◆ Data

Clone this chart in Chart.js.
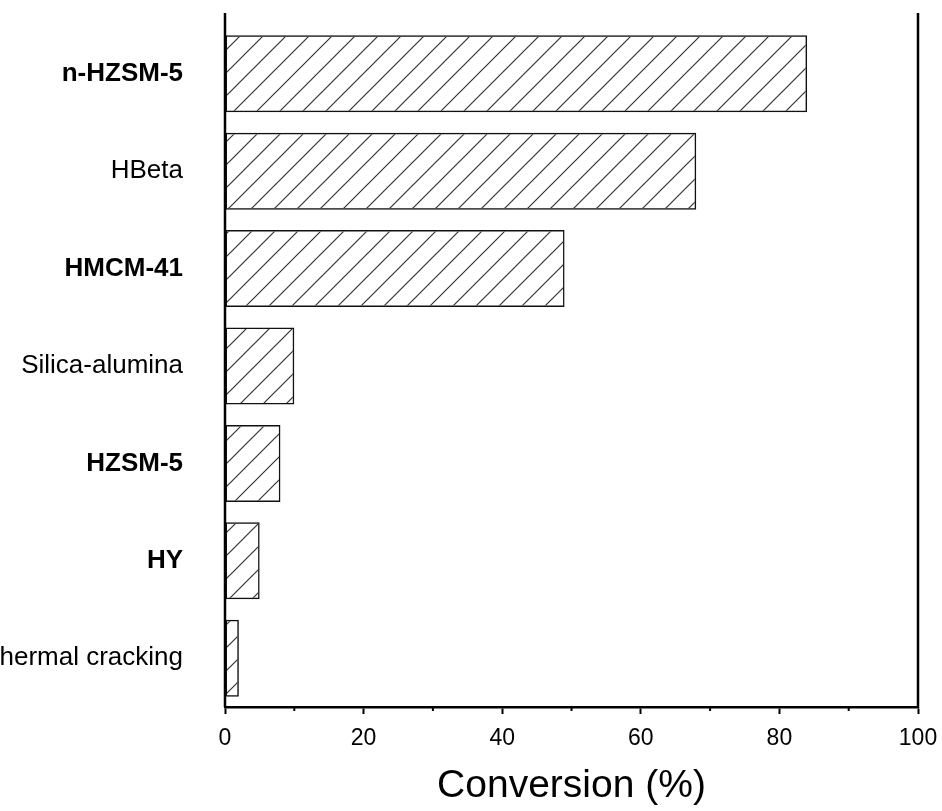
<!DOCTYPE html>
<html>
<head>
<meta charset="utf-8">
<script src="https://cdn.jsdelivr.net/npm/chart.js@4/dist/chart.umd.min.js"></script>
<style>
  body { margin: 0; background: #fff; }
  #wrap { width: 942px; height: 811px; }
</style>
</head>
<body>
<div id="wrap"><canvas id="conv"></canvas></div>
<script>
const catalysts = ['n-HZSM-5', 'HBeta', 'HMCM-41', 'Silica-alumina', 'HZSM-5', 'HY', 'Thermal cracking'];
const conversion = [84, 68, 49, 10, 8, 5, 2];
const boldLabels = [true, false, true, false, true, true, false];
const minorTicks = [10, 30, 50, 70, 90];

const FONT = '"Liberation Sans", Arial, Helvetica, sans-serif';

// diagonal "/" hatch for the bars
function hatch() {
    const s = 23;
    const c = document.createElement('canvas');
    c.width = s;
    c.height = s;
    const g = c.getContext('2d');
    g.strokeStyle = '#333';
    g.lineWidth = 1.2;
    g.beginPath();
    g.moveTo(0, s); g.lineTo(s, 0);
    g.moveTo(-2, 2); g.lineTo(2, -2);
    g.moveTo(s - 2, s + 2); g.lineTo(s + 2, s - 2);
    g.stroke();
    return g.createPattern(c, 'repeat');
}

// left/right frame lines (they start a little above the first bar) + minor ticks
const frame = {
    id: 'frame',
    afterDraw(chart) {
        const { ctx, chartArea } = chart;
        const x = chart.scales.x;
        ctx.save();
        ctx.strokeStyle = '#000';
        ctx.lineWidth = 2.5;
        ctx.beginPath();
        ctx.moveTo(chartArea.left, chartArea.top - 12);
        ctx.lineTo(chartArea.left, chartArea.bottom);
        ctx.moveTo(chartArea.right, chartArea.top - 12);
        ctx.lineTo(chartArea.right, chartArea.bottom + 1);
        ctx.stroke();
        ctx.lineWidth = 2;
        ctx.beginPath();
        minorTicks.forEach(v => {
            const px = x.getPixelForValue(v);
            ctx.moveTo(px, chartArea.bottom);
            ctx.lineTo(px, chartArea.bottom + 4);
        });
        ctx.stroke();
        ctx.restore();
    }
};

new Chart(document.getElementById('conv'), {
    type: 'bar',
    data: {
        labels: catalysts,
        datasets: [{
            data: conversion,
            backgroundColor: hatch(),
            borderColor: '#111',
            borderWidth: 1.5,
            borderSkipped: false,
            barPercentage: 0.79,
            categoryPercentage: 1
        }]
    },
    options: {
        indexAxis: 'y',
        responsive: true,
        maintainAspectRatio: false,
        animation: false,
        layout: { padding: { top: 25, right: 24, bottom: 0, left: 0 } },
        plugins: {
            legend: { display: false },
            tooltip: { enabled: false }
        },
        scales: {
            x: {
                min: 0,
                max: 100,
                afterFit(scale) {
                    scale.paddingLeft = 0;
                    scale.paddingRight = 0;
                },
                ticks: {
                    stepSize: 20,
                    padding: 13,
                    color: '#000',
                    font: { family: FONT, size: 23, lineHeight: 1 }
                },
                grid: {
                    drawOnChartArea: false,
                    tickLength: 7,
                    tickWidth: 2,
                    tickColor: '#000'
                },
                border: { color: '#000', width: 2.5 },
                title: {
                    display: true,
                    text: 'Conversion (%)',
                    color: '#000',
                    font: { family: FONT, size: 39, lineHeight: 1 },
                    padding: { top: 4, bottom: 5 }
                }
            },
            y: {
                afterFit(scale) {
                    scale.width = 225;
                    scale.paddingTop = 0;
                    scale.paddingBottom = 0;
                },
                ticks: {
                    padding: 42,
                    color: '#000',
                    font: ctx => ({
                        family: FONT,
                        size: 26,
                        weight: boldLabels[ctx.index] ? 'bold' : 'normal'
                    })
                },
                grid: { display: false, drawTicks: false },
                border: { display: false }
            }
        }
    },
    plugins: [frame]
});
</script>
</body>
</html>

◆ Set task
Give every line back word for word and leave the pictures out.

◆ Answer to this task
Clone this chart in Chart.js.
<!DOCTYPE html>
<html>
<head>
<meta charset="utf-8">
<script src="https://cdn.jsdelivr.net/npm/chart.js@4/dist/chart.umd.min.js"></script>
<style>
  body { margin: 0; background: #fff; }
  #wrap { width: 942px; height: 811px; }
</style>
</head>
<body>
<div id="wrap"><canvas id="conv"></canvas></div>
<script>
const catalysts = ['n-HZSM-5', 'HBeta', 'HMCM-41', 'Silica-alumina', 'HZSM-5', 'HY', 'Thermal cracking'];
const conversion = [84, 68, 49, 10, 8, 5, 2];
const boldLabels = [true, false, true, false, true, true, false];
const minorTicks = [10, 30, 50, 70, 90];

const FONT = '"Liberation Sans", Arial, Helvetica, sans-serif';

// diagonal "/" hatch for the bars
function hatch() {
    const s = 23;
    const c = document.createElement('canvas');
    c.width = s;
    c.height = s;
    const g = c.getContext('2d');
    g.strokeStyle = '#333';
    g.lineWidth = 1.2;
    g.beginPath();
    g.moveTo(0, s); g.lineTo(s, 0);
    g.moveTo(-2, 2); g.lineTo(2, -2);
    g.moveTo(s - 2, s + 2); g.lineTo(s + 2, s - 2);
    g.stroke();
    return g.createPattern(c, 'repeat');
}

// left/right frame lines (they start a little above the first bar) + minor ticks
const frame = {
    id: 'frame',
    afterDraw(chart) {
        const { ctx, chartArea } = chart;
        const x = chart.scales.x;
        ctx.save();
        ctx.strokeStyle = '#000';
        ctx.lineWidth = 2.5;
        ctx.beginPath();
        ctx.moveTo(chartArea.left, chartArea.top - 12);
        ctx.lineTo(chartArea.left, chartArea.bottom);
        ctx.moveTo(chartArea.right, chartArea.top - 12);
        ctx.lineTo(chartArea.right, chartArea.bottom + 1);
        ctx.stroke();
        ctx.lineWidth = 2;
        ctx.beginPath();
        minorTicks.forEach(v => {
            const px = x.getPixelForValue(v);
            ctx.moveTo(px, chartArea.bottom);
            ctx.lineTo(px, chartArea.bottom + 4);
        });
        ctx.stroke();
        ctx.restore();
    }
};

new Chart(document.getElementById('conv'), {
    type: 'bar',
    data: {
        labels: catalysts,
        datasets: [{
            data: conversion,
            backgroundColor: hatch(),
            borderColor: '#111',
            borderWidth: 1.5,
            borderSkipped: false,
            barPercentage: 0.79,
            categoryPercentage: 1
        }]
    },
    options: {
        indexAxis: 'y',
        responsive: true,
        maintainAspectRatio: false,
        animation: false,
        layout: { padding: { top: 25, right: 24, bottom: 0, left: 0 } },
        plugins: {
            legend: { display: false },
            tooltip: { enabled: false }
        },
        scales: {
            x: {
                min: 0,
                max: 100,
                afterFit(scale) {
                    scale.paddingLeft = 0;
                    scale.paddingRight = 0;
                },
                ticks: {
                    stepSize: 20,
                    padding: 13,
                    color: '#000',
                    font: { family: FONT, size: 23, lineHeight: 1 }
                },
                grid: {
                    drawOnChartArea: false,
                    tickLength: 7,
                    tickWidth: 2,
                    tickColor: '#000'
                },
                border: { color: '#000', width: 2.5 },
                title: {
                    display: true,
                    text: 'Conversion (%)',
                    color: '#000',
                    font: { family: FONT, size: 39, lineHeight: 1 },
                    padding: { top: 4, bottom: 5 }
                }
            },
            y: {
                afterFit(scale) {
                    scale.width = 225;
                    scale.paddingTop = 0;
                    scale.paddingBottom = 0;
                },
                ticks: {
                    padding: 42,
                    color: '#000',
                    font: ctx => ({
                        family: FONT,
                        size: 26,
                        weight: boldLabels[ctx.index] ? 'bold' : 'normal'
                    })
                },
                grid: { display: false, drawTicks: false },
                border: { display: false }
            }
        }
    },
    plugins: [frame]
});
</script>
</body>
</html>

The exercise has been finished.